(Aim of the exercise): Please, without the pictures, retype exactly the lines from the start of the material through the line that holds "8.03, 7.95, 8.03]".
···
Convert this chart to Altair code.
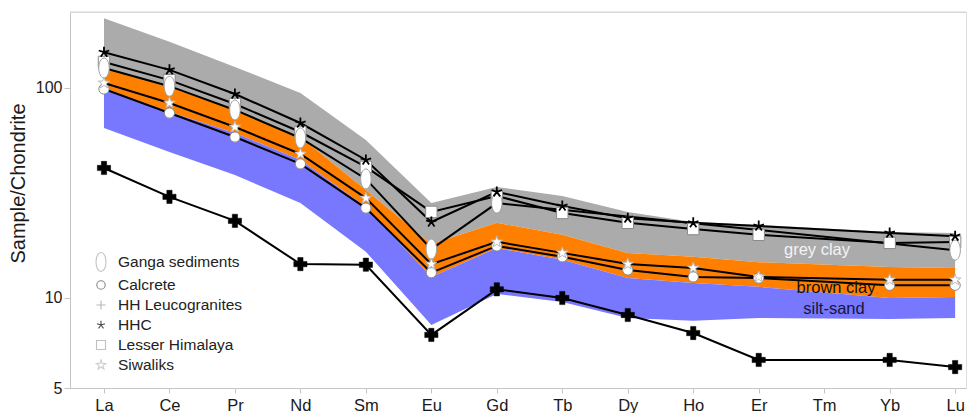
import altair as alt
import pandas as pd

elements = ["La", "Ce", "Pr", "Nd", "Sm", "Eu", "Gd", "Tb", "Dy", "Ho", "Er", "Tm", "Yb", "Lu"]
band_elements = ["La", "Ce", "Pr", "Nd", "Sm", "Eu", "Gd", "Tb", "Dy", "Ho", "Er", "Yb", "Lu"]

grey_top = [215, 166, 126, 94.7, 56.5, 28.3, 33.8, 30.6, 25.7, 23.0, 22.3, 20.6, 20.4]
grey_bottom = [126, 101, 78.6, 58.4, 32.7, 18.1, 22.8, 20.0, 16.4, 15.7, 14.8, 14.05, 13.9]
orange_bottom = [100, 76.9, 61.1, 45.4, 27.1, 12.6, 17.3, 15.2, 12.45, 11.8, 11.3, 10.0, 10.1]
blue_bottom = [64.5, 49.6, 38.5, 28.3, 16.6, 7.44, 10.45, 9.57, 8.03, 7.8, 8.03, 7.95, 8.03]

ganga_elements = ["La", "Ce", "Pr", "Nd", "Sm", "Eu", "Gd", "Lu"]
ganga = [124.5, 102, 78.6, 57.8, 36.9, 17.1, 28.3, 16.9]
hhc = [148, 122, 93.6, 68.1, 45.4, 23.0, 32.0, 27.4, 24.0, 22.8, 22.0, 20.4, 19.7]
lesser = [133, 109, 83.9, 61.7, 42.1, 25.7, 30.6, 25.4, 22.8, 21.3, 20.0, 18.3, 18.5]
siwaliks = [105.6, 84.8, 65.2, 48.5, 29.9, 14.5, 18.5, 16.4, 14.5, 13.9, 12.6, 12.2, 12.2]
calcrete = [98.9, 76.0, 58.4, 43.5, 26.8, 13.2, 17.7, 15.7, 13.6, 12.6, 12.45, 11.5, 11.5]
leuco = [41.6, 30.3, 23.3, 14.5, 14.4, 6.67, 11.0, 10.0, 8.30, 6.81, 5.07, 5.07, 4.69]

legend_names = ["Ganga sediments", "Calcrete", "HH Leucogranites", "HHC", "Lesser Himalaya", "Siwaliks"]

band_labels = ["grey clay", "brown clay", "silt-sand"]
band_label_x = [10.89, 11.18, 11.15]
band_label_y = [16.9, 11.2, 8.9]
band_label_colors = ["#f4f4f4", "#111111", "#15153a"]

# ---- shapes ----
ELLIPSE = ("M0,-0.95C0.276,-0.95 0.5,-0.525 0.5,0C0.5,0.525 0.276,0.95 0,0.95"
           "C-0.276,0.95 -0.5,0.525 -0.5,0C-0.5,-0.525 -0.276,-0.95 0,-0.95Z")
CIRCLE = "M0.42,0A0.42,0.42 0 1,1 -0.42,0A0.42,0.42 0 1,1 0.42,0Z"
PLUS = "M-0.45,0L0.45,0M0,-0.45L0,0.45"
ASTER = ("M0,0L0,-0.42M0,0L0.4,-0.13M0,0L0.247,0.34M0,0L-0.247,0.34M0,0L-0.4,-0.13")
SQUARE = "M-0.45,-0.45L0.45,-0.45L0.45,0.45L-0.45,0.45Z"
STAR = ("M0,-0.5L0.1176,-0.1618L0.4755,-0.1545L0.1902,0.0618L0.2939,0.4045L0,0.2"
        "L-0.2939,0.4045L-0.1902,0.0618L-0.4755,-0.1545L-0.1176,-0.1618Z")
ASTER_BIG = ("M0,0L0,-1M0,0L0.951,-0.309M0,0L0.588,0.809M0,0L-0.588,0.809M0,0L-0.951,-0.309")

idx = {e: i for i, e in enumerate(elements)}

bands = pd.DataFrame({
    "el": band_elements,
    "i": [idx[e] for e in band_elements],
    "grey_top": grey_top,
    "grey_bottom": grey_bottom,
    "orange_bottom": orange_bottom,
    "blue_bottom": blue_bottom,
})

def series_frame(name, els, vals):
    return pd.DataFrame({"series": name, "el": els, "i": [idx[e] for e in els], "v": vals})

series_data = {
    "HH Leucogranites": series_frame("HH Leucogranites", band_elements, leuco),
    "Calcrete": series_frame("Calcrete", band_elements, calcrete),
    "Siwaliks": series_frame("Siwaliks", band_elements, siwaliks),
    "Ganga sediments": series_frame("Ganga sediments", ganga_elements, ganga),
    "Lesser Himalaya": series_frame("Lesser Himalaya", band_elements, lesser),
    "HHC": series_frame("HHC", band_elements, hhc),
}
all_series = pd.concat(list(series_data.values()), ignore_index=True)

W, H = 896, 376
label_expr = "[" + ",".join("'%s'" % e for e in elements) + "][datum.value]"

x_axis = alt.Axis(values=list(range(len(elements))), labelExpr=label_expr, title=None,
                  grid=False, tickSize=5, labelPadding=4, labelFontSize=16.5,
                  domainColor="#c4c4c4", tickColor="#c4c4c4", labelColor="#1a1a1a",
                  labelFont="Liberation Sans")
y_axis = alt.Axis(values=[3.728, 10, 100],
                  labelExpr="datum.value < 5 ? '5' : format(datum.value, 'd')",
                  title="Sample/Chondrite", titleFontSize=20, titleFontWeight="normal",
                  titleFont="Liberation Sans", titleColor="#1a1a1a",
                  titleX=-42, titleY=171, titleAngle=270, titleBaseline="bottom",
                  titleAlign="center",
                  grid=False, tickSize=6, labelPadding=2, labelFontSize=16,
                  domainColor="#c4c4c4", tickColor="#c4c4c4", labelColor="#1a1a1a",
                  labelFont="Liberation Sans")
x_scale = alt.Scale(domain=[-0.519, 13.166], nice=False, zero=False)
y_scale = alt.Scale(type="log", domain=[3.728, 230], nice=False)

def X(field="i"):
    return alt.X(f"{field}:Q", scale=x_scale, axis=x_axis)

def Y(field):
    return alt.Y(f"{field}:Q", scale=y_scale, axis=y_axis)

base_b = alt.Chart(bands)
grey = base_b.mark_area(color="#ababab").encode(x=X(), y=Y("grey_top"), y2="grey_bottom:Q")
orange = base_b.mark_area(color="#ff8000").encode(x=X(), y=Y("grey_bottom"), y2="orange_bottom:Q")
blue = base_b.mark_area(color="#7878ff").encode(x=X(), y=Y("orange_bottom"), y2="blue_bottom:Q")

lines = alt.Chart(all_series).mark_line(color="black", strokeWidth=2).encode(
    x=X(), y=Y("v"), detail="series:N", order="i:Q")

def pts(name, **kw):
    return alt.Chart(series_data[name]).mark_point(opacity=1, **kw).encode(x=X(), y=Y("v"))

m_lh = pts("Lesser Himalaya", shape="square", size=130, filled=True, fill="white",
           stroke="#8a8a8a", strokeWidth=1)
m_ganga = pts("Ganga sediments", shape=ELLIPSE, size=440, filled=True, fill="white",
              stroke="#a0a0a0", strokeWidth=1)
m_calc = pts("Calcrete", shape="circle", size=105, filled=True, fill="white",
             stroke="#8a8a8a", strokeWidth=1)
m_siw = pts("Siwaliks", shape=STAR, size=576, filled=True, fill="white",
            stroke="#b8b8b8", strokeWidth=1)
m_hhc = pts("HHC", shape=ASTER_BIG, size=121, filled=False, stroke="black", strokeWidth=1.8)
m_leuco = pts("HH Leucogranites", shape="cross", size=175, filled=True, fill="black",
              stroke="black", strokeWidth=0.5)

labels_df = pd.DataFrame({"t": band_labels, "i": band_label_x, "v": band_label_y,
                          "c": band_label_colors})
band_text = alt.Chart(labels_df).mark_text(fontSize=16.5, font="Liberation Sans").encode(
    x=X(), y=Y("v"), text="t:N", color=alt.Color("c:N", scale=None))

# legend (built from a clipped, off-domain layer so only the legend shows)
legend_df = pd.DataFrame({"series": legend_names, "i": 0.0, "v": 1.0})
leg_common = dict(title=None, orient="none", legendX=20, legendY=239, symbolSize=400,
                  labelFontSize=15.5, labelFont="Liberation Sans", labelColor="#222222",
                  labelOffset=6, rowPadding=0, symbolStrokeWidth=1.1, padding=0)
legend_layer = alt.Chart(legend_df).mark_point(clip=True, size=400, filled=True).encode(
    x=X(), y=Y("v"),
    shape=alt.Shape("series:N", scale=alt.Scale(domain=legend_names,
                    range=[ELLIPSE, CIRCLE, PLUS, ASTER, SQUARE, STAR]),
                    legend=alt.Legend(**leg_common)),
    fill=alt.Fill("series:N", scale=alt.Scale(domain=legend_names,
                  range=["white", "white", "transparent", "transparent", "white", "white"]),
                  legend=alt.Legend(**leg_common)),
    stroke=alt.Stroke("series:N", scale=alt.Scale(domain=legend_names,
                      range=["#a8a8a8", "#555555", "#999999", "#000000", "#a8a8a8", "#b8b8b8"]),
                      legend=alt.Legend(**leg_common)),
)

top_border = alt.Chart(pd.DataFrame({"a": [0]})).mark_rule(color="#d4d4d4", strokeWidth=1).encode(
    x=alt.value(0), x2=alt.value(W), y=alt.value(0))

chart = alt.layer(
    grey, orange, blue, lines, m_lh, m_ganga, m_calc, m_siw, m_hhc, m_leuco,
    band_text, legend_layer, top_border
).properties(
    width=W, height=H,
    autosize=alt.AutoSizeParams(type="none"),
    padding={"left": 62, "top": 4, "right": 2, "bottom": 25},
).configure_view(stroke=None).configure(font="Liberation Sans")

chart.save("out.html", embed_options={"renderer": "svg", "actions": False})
···
(Full answer):
Convert this chart to Altair code.
import altair as alt
import pandas as pd

elements = ["La", "Ce", "Pr", "Nd", "Sm", "Eu", "Gd", "Tb", "Dy", "Ho", "Er", "Tm", "Yb", "Lu"]
band_elements = ["La", "Ce", "Pr", "Nd", "Sm", "Eu", "Gd", "Tb", "Dy", "Ho", "Er", "Yb", "Lu"]

grey_top = [215, 166, 126, 94.7, 56.5, 28.3, 33.8, 30.6, 25.7, 23.0, 22.3, 20.6, 20.4]
grey_bottom = [126, 101, 78.6, 58.4, 32.7, 18.1, 22.8, 20.0, 16.4, 15.7, 14.8, 14.05, 13.9]
orange_bottom = [100, 76.9, 61.1, 45.4, 27.1, 12.6, 17.3, 15.2, 12.45, 11.8, 11.3, 10.0, 10.1]
blue_bottom = [64.5, 49.6, 38.5, 28.3, 16.6, 7.44, 10.45, 9.57, 8.03, 7.8, 8.03, 7.95, 8.03]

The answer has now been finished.